New 'Living Wage' to replace the National Minimum

The Government has announced plans to introduce a new 'Living Wage' which will replace the current National Minimum Wage in Ireland of €10.50 per hour. This new ‘Living Wage’ will be phased in over four years starting in 2023.

The new Living Wage in Ireland will be set at 60% of the median wage in any given year. For further details and to find out how the Living Wage will impact employers, read on…

What is a Living Wage?
A Living Wage is an hourly wage rate intended to enable employees to afford an agreed socially acceptable minimum standard of living. In 2021, Tánaiste Leo Varadkar asked the Low Pay Commission to undertake research on how best the Government can progress to a living wage. The new proposals are based on the Low Pay Commission’s recommendations.

Speaking about the Living Wage, Mr Varadkar said, "It’s really important we get the balance right and I think this proposal achieves that. However, I will be listening over the coming weeks for feedback before bringing a final plan to Government later this year.

"The most important workers’ right is their right to work, to have a job. That is why I am proposing we phase this in and I will be listening to employers’ views on these draft proposals," he added.

The draft proposals recommend that the National Minimum Wage (NMW) should remain in place until the Living Wage is fully phased in, in 2026. However, the NMW will increase incrementally over the years as usual, closing the gap between it and the Living Wage.

Come 2026, the NMW will cease to be. The Living Wage will be in effect and mandatory for all employers.

Why a Living Wage, and why now?
The Living Wage has previously been recommended by the Living Wage Technical Group.

Discussing whether a Living Wage was sufficient to live in Ireland, Mr Varadkar said that there will always be demands for the minimum wage to be higher. He added that, while 2.5 million people are working, the objective is to achieve full employment; "…we also want to make work pay and ensure that it pays better. So, whether you get up early in the morning or work late at night, we want you to be paid more, and this is a proposal to do exactly that. But it does need to be phased in."

He went on to say, "What we don't want to do is, in an attempt to do something good by increasing people's pay and increasing it significantly, is actually put employers in a position where they have to lay people off for a couple of hours because that's the unintended consequence sometimes of trying to do something good is that you actually do harm."
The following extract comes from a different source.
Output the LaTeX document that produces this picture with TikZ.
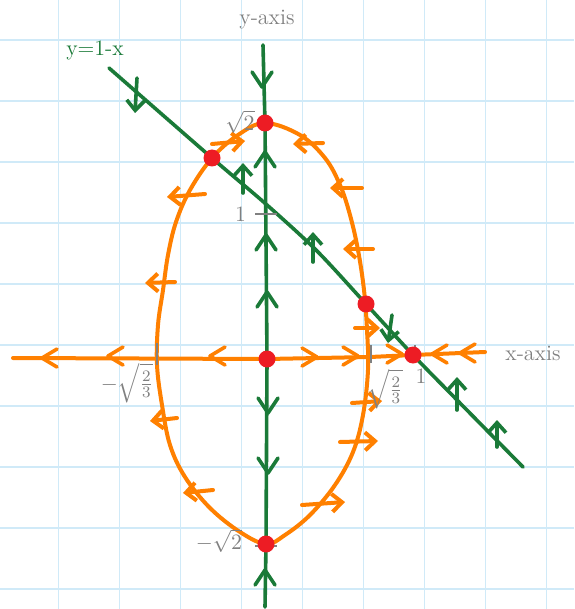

Regarding the timing of the announcement, Mr Varadkar said, "The average person in Ireland is going to get a pay increase this year, the vast majority of people will, and they will lose more than half of that pay increase in income tax, PRSI, and USC and we don't think that's fair.

"That's why we got that commitment to having a tax package in every Budget and that's why that's there, because we don't want to see people on average incomes, on €40,000 or €50,000 a year, losing more than half their pay increase on income tax, PRSI, and USC."

How will the incoming Living Wage impact employers?
The obvious impact that the incoming Living Wage will have on employers and business owners is increased costs. As Mr Varadkar stated, the intention is not to put employers under financial pressure which leads to reducing employees’ hours or letting staff go. So, it’s important that employers assess their own situation and calculate how the Living Wage will affect their bottom line.